Mediation is notable for being an alternative form of dispute resolution. It is a form of collaborative law that usually avoids courtroom litigation, which in turn reduces the stress upon the family, the expense of the divorce process and can even provide a format for parents who must continue to work together while raising children. It is also appealing to some for being more private because records of court litigation are generally available to the public.

The circumstances of each case are different, so there are actually several different forms of mediation. Each has its own strengths that can provide the best option to the two parties trying to resolve their dispute in a non-confrontational but equitable manner.

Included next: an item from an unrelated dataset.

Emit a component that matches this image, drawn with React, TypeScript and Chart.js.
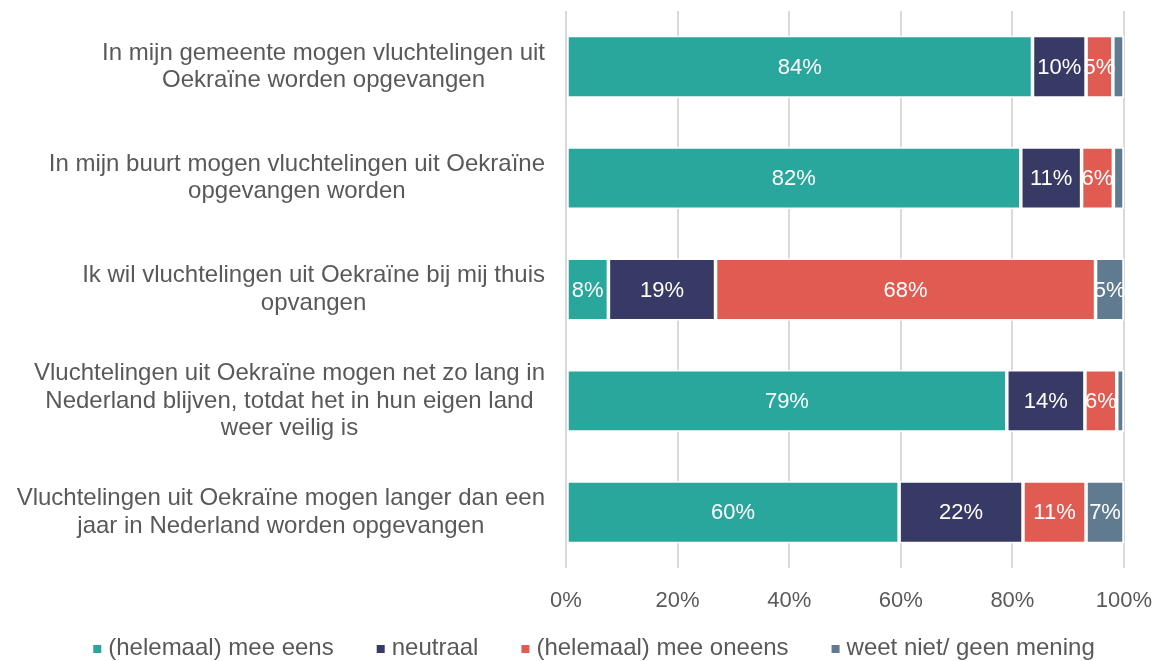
import React, { useEffect, useRef } from "react";
import { Chart, registerables } from "chart.js";

Chart.register(...registerables);

// ---- data ----
const categoryLines: string[][] = [
  ["In mijn gemeente mogen vluchtelingen uit", "Oekraïne worden opgevangen"],
  ["In mijn buurt mogen vluchtelingen uit Oekraïne", "opgevangen worden"],
  ["Ik wil vluchtelingen uit Oekraïne bij mij thuis", "opvangen"],
  [
    "Vluchtelingen uit Oekraïne mogen net zo lang in",
    "Nederland blijven, totdat het in hun eigen land",
    "weer veilig is",
  ],
  ["Vluchtelingen uit Oekraïne mogen langer dan een", "jaar in Nederland worden opgevangen"],
];
const categories = categoryLines.map((l) => l.join(" "));

const seriesNames = [
  "(helemaal) mee eens",
  "neutraal",
  "(helemaal) mee oneens",
  "weet niet/ geen mening",
];
const agreeValues = [83.6, 81.5, 7.6, 79.0, 59.7];
const neutralValues = [9.6, 10.9, 19.2, 14.0, 22.2];
const disagreeValues = [4.8, 5.7, 68.1, 5.7, 11.3];
const unknownValues = [2.0, 1.9, 5.1, 1.3, 6.8];
const xTickValues = [0, 20, 40, 60, 80, 100];

const seriesColors = ["#2aa79c", "#383a66", "#e05c52", "#607b8f"];

const FONT = '"Liberation Sans", Arial, sans-serif';
const TEXT_COLOR = "#595959";

// ---- plugins ----
const yLabelPlugin = {
  id: "yLabelPlugin",
  afterDraw(chart: any) {
    const { ctx, chartArea } = chart;
    const yScale = chart.scales.y;
    const lh = 27.5;
    ctx.save();
    ctx.font = `24px ${FONT}`;
    ctx.fillStyle = TEXT_COLOR;
    ctx.textAlign = "center";
    ctx.textBaseline = "middle";
    const right = chartArea.left - 21;
    categoryLines.forEach((lines, i) => {
      const widest = Math.max(...lines.map((t) => ctx.measureText(t).width));
      const cx = right - widest / 2;
      const cy = yScale.getPixelForValue(i);
      const y0 = cy - ((lines.length - 1) * lh) / 2;
      lines.forEach((t, k) => ctx.fillText(t, cx, y0 + k * lh));
    });
    ctx.restore();
  },
};

const valueLabelPlugin = {
  id: "valueLabelPlugin",
  afterDatasetsDraw(chart: any) {
    const { ctx } = chart;
    ctx.save();
    ctx.font = `22px ${FONT}`;
    ctx.fillStyle = "#ffffff";
    ctx.textAlign = "center";
    ctx.textBaseline = "middle";
    chart.data.datasets.forEach((ds: any, di: number) => {
      const meta = chart.getDatasetMeta(di);
      meta.data.forEach((el: any, i: number) => {
        const v = ds.data[i];
        if (v < 3) return;
        const cx = (el.x + el.base) / 2;
        ctx.fillText(`${Math.round(v)}%`, cx, el.y + 1);
      });
    });
    ctx.restore();
  },
};

const legendPlugin = {
  id: "customLegend",
  afterDraw(chart: any) {
    const { ctx } = chart;
    const box = 8;
    const boxGap = 7;
    const itemGap = 43;
    const cy = 648;
    ctx.save();
    ctx.font = `24px ${FONT}`;
    ctx.textBaseline = "middle";
    ctx.textAlign = "left";
    const widths = chart.data.datasets.map(
      (ds: any) => box + boxGap + ctx.measureText(ds.label).width
    );
    const total = widths.reduce((a: number, b: number) => a + b, 0) + itemGap * (widths.length - 1);
    let x = 594 - total / 2;
    chart.data.datasets.forEach((ds: any, i: number) => {
      ctx.fillStyle = ds.backgroundColor;
      ctx.fillRect(x, cy - box / 2 + 1, box, box);
      ctx.fillStyle = TEXT_COLOR;
      ctx.fillText(ds.label, x + box + boxGap, cy);
      x += widths[i] + itemGap;
    });
    ctx.restore();
  },
};

export default function App() {
  const canvasRef = useRef<HTMLCanvasElement | null>(null);

  useEffect(() => {
    if (!canvasRef.current) return;
    const valueSets = [agreeValues, neutralValues, disagreeValues, unknownValues];
    const chart = new Chart(canvasRef.current, {
      type: "bar",
      data: {
        labels: categories,
        datasets: seriesNames.map((name, i) => ({
          label: name,
          data: valueSets[i],
          backgroundColor: seriesColors[i],
          borderColor: "#ffffff",
          borderWidth: 1.75,
          borderSkipped: false,
          barPercentage: 0.56,
          categoryPercentage: 1,
        })),
      },
      options: {
        indexAxis: "y",
        animation: false,
        responsive: false,
        layout: { padding: { top: 11, right: 50, bottom: 0, left: 0 } },
        plugins: {
          legend: { display: false },
          tooltip: { enabled: false },
        },
        scales: {
          x: {
            stacked: true,
            min: 0,
            max: 100,
            afterBuildTicks: (s: any) => {
              s.ticks = xTickValues.map((v) => ({ value: v }));
            },
            afterFit: (s: any) => {
              s.height = 93;
            },
            grid: { color: "#d9d9d9", lineWidth: 2, drawTicks: false },
            border: { display: false },
            ticks: {
              padding: 20,
              color: TEXT_COLOR,
              font: { family: FONT, size: 22 },
              callback: (v: any) => `${v}%`,
            },
          },
          y: {
            stacked: true,
            afterFit: (s: any) => {
              s.width = 566;
            },
            grid: { display: false },
            border: { display: false },
            ticks: { display: false },
          },
        },
      },
      plugins: [yLabelPlugin, valueLabelPlugin, legendPlugin],
    } as any);
    return () => chart.destroy();
  }, []);

  return (
    <div style={{ position: "fixed", left: 0, top: 0, width: 1174, height: 661, background: "#fff" }}>
      <canvas ref={canvasRef} width={1174} height={661} style={{ display: "block" }} />
    </div>
  );
}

7 common types of mediation

The Harvard Law School has published a list of seven commonly used approaches for mediation:

  1. Facilitative mediation: This common format uses a neutral third party mediator who helps the two sides find common ground to build a fair agreement.
  2. Transformative mediation: Similar to facilitative mediation, this focuses on helping the two parties resolve issues by recognizing the other’s needs and interests. This is particularly useful for parents who must continue to work together.
  3. Evaluative mediation: The mediator in this format often acts more like a judge, focusing on how the law applies to the areas in dispute. Rather than neutral, these mediators will make recommendations and offer opinions.
  4. Court-mandated mediation: This occurs when a judge orders the two sides to mediate in an attempt to resolve issues where the two sides are close. This subsequently simplifies the case in court, which means a faster resolution.
  5. E-mediation: Mediation will often take place in an office, but sometimes this format is not desirable or even possible (one example is a client who serves overseas in the military).
  6. Arbitration-mediation: This begins with the arbitrator hearing evidence and testimony, writes an award and seals it. The mediation then takes place – if it is unsuccessful, the award is unsealed and the binding award is made.
  7. Mediation-arbitration: This involves agreeing to the terms of the process and that the process will then be binding. The mediator then helps the two sides mediate a solution. If mediation is unsuccessful, the process switches to arbitration.

Choose the type of mediation that suits your needs

Sometimes the stress, expense and complexity of a litigated divorce are unavoidable. However, many find that this alternative can help minimize the impact a divorce has upon the family. Of course the key to mediation’s success is that each side must be willing or at least agree to going through the process and the accepting the solutions it provides.